▶ _WHAT THE EXERCISE ASKS_: Nothing but the lines from the top of the data to the line holding "4.33, 4.27, 4.25, 4.24, 4.22, 4.30, 4.22, 4.36, 4.44, 4.25]" should be printed, word for word and both ends included; leave the pictures out.

⁂

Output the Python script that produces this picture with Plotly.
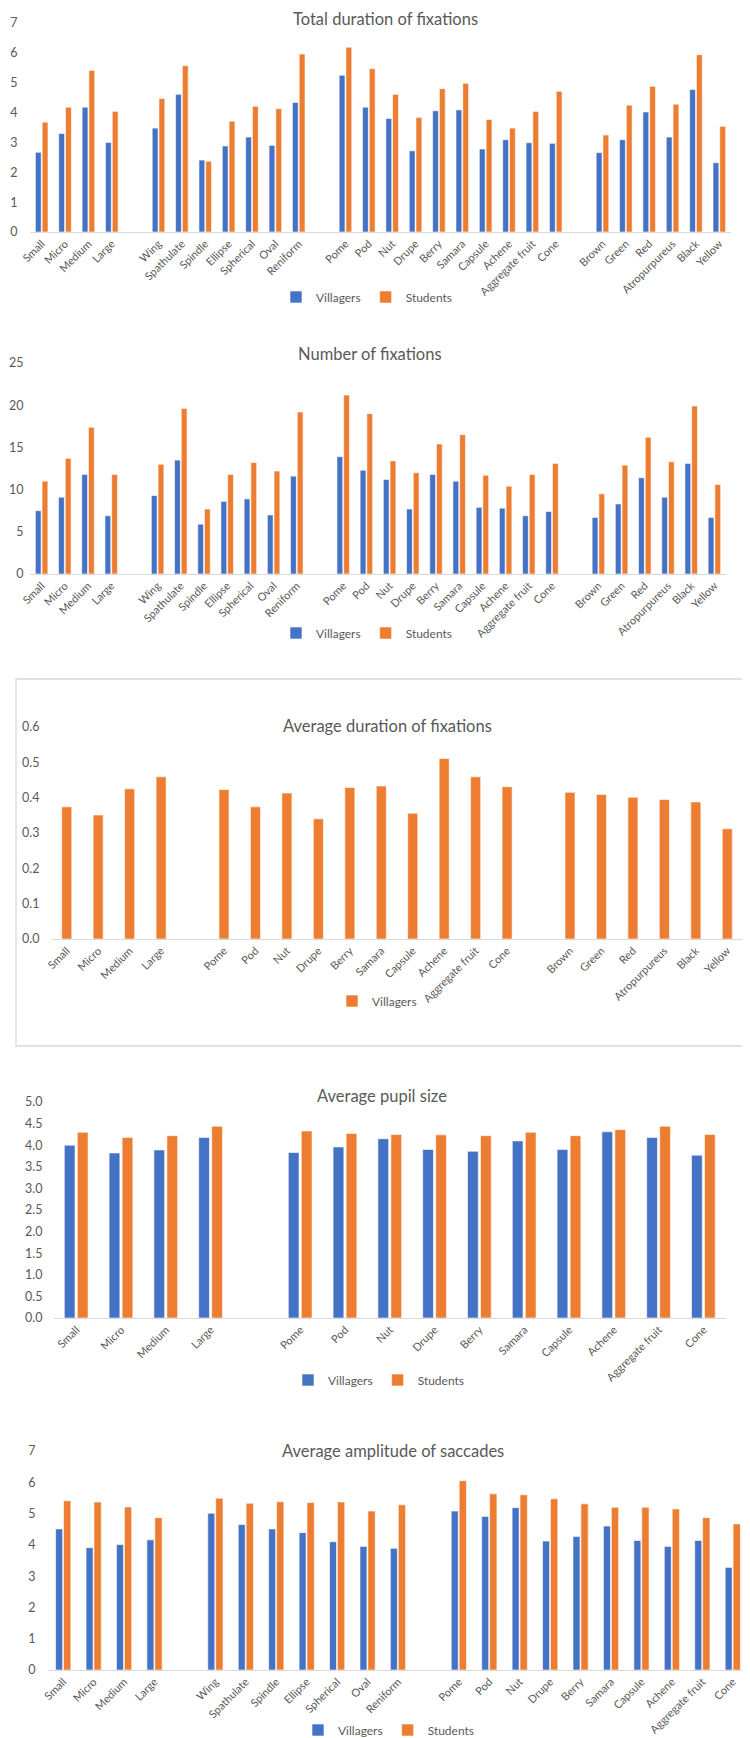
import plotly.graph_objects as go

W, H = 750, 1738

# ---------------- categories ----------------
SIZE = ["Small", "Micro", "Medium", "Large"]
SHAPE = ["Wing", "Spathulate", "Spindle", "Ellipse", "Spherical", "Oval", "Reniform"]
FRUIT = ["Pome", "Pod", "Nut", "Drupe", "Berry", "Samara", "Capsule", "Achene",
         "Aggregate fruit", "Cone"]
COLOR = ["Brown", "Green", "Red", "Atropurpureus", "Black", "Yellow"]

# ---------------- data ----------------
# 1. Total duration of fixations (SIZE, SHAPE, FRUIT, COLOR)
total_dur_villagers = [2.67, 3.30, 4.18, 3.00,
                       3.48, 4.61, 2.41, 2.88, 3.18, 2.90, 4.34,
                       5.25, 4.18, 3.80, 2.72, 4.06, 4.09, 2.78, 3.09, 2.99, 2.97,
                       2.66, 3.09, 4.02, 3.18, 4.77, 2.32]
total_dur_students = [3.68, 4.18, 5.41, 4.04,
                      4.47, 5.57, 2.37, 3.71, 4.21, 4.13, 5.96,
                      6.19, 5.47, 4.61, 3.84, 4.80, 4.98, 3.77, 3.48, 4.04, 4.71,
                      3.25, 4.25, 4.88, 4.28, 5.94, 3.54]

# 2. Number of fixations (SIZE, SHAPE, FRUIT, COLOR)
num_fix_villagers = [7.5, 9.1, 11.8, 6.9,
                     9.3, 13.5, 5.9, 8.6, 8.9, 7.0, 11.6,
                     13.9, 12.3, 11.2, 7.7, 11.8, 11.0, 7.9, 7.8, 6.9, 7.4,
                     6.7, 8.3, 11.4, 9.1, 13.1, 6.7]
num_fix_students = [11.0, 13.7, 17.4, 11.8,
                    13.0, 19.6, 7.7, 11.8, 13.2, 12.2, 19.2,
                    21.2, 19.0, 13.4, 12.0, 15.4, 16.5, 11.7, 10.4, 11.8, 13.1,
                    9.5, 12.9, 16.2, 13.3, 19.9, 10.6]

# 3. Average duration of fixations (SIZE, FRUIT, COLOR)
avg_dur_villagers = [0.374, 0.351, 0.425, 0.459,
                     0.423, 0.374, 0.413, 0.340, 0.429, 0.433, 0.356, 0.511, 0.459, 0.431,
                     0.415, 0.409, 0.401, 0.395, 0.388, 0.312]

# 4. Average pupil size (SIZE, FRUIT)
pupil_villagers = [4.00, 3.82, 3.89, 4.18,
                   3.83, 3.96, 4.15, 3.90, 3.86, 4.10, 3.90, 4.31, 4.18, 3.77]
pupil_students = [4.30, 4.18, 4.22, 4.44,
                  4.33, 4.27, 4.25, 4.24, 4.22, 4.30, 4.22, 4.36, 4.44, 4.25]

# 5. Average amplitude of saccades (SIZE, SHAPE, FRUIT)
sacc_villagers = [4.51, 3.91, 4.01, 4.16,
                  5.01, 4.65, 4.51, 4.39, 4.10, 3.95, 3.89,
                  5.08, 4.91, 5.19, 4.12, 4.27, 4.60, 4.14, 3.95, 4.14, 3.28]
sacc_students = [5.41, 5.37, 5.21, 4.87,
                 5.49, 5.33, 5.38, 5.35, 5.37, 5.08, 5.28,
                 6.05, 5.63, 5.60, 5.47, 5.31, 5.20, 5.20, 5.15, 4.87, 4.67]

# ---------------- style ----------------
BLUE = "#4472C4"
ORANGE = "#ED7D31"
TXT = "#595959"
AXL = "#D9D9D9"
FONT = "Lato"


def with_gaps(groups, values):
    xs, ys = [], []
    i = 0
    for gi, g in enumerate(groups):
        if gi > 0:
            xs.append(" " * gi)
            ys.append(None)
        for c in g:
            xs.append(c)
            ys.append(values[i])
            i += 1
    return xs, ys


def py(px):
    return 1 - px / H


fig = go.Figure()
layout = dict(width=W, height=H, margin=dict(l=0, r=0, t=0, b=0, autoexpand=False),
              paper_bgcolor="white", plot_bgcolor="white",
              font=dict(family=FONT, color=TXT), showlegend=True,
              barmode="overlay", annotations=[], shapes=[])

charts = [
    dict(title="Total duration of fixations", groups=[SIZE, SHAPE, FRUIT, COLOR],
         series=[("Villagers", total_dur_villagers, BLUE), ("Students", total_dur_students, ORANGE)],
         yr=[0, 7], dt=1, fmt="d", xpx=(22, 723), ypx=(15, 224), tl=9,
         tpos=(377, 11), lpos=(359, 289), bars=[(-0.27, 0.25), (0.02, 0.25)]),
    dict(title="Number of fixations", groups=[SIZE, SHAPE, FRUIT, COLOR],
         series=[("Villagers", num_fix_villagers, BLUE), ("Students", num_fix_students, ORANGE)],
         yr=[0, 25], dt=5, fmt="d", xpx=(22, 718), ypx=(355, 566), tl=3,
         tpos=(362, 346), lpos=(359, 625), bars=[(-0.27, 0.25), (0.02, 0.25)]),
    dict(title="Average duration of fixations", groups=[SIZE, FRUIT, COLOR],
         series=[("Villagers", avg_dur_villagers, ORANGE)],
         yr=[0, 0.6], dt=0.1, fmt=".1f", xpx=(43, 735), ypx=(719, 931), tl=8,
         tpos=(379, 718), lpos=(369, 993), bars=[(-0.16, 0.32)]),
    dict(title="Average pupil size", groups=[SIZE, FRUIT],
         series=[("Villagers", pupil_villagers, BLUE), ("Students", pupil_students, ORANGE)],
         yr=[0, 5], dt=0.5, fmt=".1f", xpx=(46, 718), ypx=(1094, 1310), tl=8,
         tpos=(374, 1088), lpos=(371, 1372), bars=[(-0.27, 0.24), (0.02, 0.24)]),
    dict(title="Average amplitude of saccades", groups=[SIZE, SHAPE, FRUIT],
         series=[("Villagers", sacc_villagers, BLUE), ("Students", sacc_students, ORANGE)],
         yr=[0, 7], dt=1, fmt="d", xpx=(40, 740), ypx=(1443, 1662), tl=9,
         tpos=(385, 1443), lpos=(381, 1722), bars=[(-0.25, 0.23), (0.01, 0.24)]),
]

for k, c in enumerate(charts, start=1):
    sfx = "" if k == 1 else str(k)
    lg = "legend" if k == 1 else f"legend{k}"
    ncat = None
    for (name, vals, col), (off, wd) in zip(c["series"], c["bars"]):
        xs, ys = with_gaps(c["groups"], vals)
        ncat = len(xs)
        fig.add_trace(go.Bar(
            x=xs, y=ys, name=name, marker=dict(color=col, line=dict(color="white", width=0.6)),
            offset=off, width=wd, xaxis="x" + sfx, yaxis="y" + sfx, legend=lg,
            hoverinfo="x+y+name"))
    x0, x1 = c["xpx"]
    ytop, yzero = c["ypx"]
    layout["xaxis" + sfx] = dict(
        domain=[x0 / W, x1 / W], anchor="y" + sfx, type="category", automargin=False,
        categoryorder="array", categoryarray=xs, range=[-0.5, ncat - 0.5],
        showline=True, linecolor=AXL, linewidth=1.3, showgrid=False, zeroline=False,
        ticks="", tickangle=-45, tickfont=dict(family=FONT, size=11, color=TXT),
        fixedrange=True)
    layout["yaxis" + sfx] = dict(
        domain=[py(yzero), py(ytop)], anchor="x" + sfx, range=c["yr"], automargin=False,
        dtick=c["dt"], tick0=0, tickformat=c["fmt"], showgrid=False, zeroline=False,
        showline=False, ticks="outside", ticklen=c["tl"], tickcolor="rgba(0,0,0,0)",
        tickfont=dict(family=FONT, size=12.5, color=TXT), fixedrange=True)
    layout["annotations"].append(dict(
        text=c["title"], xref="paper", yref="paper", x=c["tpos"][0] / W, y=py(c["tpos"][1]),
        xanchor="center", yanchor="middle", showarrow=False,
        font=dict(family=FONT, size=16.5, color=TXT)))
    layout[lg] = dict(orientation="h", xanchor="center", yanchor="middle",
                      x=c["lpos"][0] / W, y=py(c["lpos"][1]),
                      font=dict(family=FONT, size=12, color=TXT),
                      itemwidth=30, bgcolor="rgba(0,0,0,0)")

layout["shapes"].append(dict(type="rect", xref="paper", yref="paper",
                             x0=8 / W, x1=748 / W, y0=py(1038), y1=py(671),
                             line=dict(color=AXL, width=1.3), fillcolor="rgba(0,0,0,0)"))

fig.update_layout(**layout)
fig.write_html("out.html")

⁂

▶ _ANSWER TO THE TASK_:
Output the Python script that produces this picture with Plotly.
import plotly.graph_objects as go

W, H = 750, 1738

# ---------------- categories ----------------
SIZE = ["Small", "Micro", "Medium", "Large"]
SHAPE = ["Wing", "Spathulate", "Spindle", "Ellipse", "Spherical", "Oval", "Reniform"]
FRUIT = ["Pome", "Pod", "Nut", "Drupe", "Berry", "Samara", "Capsule", "Achene",
         "Aggregate fruit", "Cone"]
COLOR = ["Brown", "Green", "Red", "Atropurpureus", "Black", "Yellow"]

# ---------------- data ----------------
# 1. Total duration of fixations (SIZE, SHAPE, FRUIT, COLOR)
total_dur_villagers = [2.67, 3.30, 4.18, 3.00,
                       3.48, 4.61, 2.41, 2.88, 3.18, 2.90, 4.34,
                       5.25, 4.18, 3.80, 2.72, 4.06, 4.09, 2.78, 3.09, 2.99, 2.97,
                       2.66, 3.09, 4.02, 3.18, 4.77, 2.32]
total_dur_students = [3.68, 4.18, 5.41, 4.04,
                      4.47, 5.57, 2.37, 3.71, 4.21, 4.13, 5.96,
                      6.19, 5.47, 4.61, 3.84, 4.80, 4.98, 3.77, 3.48, 4.04, 4.71,
                      3.25, 4.25, 4.88, 4.28, 5.94, 3.54]

# 2. Number of fixations (SIZE, SHAPE, FRUIT, COLOR)
num_fix_villagers = [7.5, 9.1, 11.8, 6.9,
                     9.3, 13.5, 5.9, 8.6, 8.9, 7.0, 11.6,
                     13.9, 12.3, 11.2, 7.7, 11.8, 11.0, 7.9, 7.8, 6.9, 7.4,
                     6.7, 8.3, 11.4, 9.1, 13.1, 6.7]
num_fix_students = [11.0, 13.7, 17.4, 11.8,
                    13.0, 19.6, 7.7, 11.8, 13.2, 12.2, 19.2,
                    21.2, 19.0, 13.4, 12.0, 15.4, 16.5, 11.7, 10.4, 11.8, 13.1,
                    9.5, 12.9, 16.2, 13.3, 19.9, 10.6]

# 3. Average duration of fixations (SIZE, FRUIT, COLOR)
avg_dur_villagers = [0.374, 0.351, 0.425, 0.459,
                     0.423, 0.374, 0.413, 0.340, 0.429, 0.433, 0.356, 0.511, 0.459, 0.431,
                     0.415, 0.409, 0.401, 0.395, 0.388, 0.312]

# 4. Average pupil size (SIZE, FRUIT)
pupil_villagers = [4.00, 3.82, 3.89, 4.18,
                   3.83, 3.96, 4.15, 3.90, 3.86, 4.10, 3.90, 4.31, 4.18, 3.77]
pupil_students = [4.30, 4.18, 4.22, 4.44,
                  4.33, 4.27, 4.25, 4.24, 4.22, 4.30, 4.22, 4.36, 4.44, 4.25]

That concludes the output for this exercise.